Действительно, уже в следующей майской книжке «Московского журнала появился второй отрывок под названием «Мария», взятый из «Сентиментального путешествия». И вторая публикация сопровождалась важным добавлением: «Отрывок из Стернова путешествия. Перевод с английского» (II, 179).
Несмотря на то, что Карамзину были известны французские и немецкие переводы романов Стерна, на этот раз он обратился непосредственно к языку оригинала. Таким образом, он поместил рядом два отрывка из разных романов английского писателя. В первом из них, взятом из двадцать четвертой главы девятой книги «Тристрама Шенди» девушка изображалась как «жертва любви», поскольку из-за нее потеряла рассудок. Во втором фрагменте из «Сентиментального путешествия» давалась предыстория трагедии и описывалась счастливая пора в существовании героини, воспринимающей жизнь как радость, сулящую ей любовь и счастье.
Важно для восприятия истории Марии в изложении Карамзина то, что она была изъята из общего контекста. Л. Стерн сопровождал «первую» историю комментариями, в которых фактически демонстрировал приемы своей поэтики. Он пояснял читателю, что предстоящая часть составляет «самый лакомый кусочек» («the choicest morsel»), который он может ему предложить. Чувствуя, якобы, недостаточность своих сил, он обратился с «воззванием к музе», «любезному духу сладчайшего юмора». Заключительная фраза главы: «Какая прекрасная гостиница в Мулене», следующая непосредственно за сценой прощания Шенди с несчастной девушкой, подвергала сомнению трогательность всего эпизода130. Таким образом, юмор и ирония были для Стерна способом снятия излишней сентиментальности.
Карамзин, способный к юмору и иронии, что он доказал во многих своих оригинальных сочинениях и комментариях к переводным произведениям, в этом случае постарался устранить ироническую интонацию и придать истории Марии сентиментально-меланхолическую тональность. Особенно это очевидно при переводе по сути комической сцены оправдания Шенди-рассказчика перед читателем за неуместные шутки:
«Maria look’d wistfully for some time at me, and then at her goat – and then at me – and then at her goat again, and so on, alternately –
Well, Maria, said J softly – What resemblance do you find?
J do entreat the candid reader to believe me, that it was from the humblest conviction of what a
As for writing nonsense to them – J believe, there was a reserve – but that J leave to the world.
Adieu, Maria! – adieu, poor hapless damsel! – <…> she took her pipe and told me such a tale of woe with it, that J rose up, and with broken and irregular steps walk’d softly to my chaise.

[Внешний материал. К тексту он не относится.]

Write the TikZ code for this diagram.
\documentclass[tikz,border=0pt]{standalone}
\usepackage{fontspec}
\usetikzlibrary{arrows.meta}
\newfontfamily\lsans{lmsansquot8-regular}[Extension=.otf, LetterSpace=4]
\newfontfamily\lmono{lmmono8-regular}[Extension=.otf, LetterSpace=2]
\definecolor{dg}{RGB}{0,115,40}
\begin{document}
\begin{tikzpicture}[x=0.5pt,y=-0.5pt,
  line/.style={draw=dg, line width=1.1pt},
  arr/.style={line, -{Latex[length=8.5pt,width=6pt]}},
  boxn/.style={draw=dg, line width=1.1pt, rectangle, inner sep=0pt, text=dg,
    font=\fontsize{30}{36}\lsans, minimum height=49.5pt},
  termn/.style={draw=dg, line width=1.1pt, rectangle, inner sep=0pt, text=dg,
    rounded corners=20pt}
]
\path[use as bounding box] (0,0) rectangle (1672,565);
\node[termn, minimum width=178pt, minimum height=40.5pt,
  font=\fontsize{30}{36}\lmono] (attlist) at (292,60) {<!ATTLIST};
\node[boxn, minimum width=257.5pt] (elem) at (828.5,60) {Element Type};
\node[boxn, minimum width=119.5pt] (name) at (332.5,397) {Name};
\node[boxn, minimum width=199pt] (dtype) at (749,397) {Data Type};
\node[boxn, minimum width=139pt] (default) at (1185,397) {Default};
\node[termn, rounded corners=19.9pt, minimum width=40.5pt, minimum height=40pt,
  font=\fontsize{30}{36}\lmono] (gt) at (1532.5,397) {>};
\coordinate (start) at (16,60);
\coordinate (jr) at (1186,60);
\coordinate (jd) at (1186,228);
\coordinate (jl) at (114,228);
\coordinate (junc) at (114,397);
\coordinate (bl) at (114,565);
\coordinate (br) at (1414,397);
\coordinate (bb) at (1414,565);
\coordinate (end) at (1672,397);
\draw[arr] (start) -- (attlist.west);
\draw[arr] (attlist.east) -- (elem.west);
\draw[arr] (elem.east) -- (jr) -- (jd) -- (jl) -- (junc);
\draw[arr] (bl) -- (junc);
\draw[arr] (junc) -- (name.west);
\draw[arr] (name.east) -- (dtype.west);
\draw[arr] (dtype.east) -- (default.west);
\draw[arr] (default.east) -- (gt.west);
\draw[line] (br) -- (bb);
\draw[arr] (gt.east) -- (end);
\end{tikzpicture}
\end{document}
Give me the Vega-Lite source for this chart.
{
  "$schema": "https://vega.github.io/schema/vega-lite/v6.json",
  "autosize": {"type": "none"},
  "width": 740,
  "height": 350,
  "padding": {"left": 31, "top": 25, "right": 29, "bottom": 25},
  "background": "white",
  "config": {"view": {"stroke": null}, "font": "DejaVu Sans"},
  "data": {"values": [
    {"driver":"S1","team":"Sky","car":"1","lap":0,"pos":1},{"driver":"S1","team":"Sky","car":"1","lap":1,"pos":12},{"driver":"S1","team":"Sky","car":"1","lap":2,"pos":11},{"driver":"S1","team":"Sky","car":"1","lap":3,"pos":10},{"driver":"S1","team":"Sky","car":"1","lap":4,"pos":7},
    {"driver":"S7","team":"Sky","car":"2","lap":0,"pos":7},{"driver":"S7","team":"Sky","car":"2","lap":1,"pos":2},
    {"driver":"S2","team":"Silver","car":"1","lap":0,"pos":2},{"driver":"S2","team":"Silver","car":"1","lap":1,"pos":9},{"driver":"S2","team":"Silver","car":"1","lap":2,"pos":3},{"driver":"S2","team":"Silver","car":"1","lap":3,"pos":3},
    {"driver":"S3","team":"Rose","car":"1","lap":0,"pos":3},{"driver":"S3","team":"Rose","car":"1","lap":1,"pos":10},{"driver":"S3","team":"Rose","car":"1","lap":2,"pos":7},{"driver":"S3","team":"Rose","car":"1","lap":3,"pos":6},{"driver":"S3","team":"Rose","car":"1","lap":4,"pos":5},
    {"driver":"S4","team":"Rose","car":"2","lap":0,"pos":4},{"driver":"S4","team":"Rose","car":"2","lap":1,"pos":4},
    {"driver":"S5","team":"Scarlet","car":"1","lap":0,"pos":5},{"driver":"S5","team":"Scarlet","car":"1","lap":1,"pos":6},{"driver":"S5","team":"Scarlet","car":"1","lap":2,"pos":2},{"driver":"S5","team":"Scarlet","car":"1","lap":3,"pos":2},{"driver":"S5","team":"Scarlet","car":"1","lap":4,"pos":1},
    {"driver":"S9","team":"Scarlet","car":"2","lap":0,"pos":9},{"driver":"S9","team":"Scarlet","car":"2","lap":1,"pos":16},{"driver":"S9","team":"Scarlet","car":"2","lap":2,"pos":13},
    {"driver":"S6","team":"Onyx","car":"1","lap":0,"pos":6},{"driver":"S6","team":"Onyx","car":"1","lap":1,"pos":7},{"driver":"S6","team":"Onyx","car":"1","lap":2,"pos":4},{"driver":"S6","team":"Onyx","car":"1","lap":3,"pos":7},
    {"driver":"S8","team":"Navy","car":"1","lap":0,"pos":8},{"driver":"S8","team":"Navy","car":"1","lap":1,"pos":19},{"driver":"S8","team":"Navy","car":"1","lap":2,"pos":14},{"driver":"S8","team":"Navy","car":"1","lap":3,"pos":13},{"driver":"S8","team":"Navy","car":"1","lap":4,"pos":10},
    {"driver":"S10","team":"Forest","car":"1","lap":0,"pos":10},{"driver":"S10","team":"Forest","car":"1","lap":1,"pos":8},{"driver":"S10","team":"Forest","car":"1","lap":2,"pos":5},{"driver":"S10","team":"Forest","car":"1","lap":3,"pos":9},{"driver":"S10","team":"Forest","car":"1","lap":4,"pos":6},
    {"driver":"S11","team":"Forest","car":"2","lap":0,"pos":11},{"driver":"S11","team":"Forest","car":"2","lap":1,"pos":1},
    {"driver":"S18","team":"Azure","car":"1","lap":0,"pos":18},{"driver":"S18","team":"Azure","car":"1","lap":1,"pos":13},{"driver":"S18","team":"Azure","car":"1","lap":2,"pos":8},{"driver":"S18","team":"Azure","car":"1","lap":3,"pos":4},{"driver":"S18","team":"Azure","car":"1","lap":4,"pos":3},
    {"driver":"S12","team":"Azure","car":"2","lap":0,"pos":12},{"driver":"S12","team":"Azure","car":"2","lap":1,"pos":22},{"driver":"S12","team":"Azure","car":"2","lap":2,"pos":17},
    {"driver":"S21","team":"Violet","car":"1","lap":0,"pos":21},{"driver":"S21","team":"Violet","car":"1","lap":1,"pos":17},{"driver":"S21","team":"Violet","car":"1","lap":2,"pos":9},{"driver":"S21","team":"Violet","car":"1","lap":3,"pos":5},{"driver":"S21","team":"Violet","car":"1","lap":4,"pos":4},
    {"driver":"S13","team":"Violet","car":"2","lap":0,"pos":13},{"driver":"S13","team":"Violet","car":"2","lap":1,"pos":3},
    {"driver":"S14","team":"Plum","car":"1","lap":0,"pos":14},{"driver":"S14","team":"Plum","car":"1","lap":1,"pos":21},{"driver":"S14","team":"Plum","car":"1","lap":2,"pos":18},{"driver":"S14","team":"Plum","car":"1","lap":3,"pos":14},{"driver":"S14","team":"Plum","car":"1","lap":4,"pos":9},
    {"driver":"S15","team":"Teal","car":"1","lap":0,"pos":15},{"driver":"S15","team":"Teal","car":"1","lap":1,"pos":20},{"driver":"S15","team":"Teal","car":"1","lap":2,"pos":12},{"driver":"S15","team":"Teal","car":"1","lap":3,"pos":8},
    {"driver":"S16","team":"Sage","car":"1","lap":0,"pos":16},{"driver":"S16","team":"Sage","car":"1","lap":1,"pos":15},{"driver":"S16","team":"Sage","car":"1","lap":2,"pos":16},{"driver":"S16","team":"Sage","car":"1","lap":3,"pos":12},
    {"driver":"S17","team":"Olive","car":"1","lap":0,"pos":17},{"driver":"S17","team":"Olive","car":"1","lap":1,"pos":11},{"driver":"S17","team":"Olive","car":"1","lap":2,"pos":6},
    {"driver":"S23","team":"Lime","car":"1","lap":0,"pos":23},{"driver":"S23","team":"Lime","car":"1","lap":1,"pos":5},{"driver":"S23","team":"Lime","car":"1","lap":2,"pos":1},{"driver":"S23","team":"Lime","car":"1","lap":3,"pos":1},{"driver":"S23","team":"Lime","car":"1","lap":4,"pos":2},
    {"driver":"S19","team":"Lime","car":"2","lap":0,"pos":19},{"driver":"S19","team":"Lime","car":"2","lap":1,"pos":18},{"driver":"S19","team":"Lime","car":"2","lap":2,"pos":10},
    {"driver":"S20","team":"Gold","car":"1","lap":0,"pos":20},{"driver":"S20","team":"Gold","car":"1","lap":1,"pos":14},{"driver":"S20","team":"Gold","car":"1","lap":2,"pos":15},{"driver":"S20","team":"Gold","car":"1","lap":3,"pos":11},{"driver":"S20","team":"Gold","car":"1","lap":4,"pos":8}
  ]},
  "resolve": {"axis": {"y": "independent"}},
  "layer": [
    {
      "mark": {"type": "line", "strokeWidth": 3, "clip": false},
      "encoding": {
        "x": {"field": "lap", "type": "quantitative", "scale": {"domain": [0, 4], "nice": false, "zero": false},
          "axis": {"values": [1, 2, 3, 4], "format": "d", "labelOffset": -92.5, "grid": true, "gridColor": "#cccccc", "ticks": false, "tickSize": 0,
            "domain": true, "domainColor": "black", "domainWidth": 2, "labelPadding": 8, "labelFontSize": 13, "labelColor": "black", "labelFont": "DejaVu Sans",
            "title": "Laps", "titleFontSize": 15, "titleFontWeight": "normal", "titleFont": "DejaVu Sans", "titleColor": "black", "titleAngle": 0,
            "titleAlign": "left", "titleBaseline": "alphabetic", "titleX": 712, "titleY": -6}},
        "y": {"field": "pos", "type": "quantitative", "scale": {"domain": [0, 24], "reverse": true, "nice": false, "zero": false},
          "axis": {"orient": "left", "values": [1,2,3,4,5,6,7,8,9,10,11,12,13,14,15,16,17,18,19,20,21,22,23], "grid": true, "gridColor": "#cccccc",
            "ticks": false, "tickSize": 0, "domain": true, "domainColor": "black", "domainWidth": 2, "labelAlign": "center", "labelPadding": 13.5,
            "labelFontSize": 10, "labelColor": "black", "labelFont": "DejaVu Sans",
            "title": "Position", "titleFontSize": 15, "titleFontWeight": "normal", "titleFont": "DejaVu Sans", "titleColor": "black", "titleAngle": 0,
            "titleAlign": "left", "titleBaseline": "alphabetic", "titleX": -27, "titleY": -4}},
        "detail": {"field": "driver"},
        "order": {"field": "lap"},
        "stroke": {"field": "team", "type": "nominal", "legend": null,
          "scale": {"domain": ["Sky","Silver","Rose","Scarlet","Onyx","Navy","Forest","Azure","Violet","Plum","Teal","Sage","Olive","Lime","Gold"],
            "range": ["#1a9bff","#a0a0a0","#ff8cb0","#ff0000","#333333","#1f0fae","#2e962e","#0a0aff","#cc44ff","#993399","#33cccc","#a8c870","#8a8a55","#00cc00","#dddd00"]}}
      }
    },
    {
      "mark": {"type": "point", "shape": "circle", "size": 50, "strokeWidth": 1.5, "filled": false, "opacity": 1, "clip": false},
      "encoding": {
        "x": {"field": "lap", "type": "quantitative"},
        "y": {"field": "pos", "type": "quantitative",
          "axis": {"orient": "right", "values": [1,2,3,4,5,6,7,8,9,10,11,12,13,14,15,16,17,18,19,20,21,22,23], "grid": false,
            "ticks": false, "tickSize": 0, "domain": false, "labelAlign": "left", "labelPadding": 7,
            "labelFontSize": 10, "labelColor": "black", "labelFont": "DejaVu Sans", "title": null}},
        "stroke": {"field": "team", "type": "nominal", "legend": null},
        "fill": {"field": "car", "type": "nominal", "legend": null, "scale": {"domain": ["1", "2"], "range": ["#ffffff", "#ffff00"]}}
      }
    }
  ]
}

What an excellent inn at Moulins»131.
Карамзин произвел некоторые лексические замены: в его переводе дано сравнение человека с «бессловесным животным» взамен грубого его уподобления «скотине»; довольно абстрактное выражение «шутить с ближним своим» заменяет нарочито конкретизированное перечисление Стерна: «с мужчиной, женщиной или ребенком». Карамзин сознательно опустил упоминание о великом французском сатирике Рабле, прославившемся своим грубоватым смехом, как и замечание автора о намерении и впредь писать «вздор» («nonsense»):
«Мария томно посмотрела на меня, потом на свою козу, потом опять на меня и опять на свою козу.
Какое же сходство находишь ты, Мария, между нами? Сказал я тихим голосом.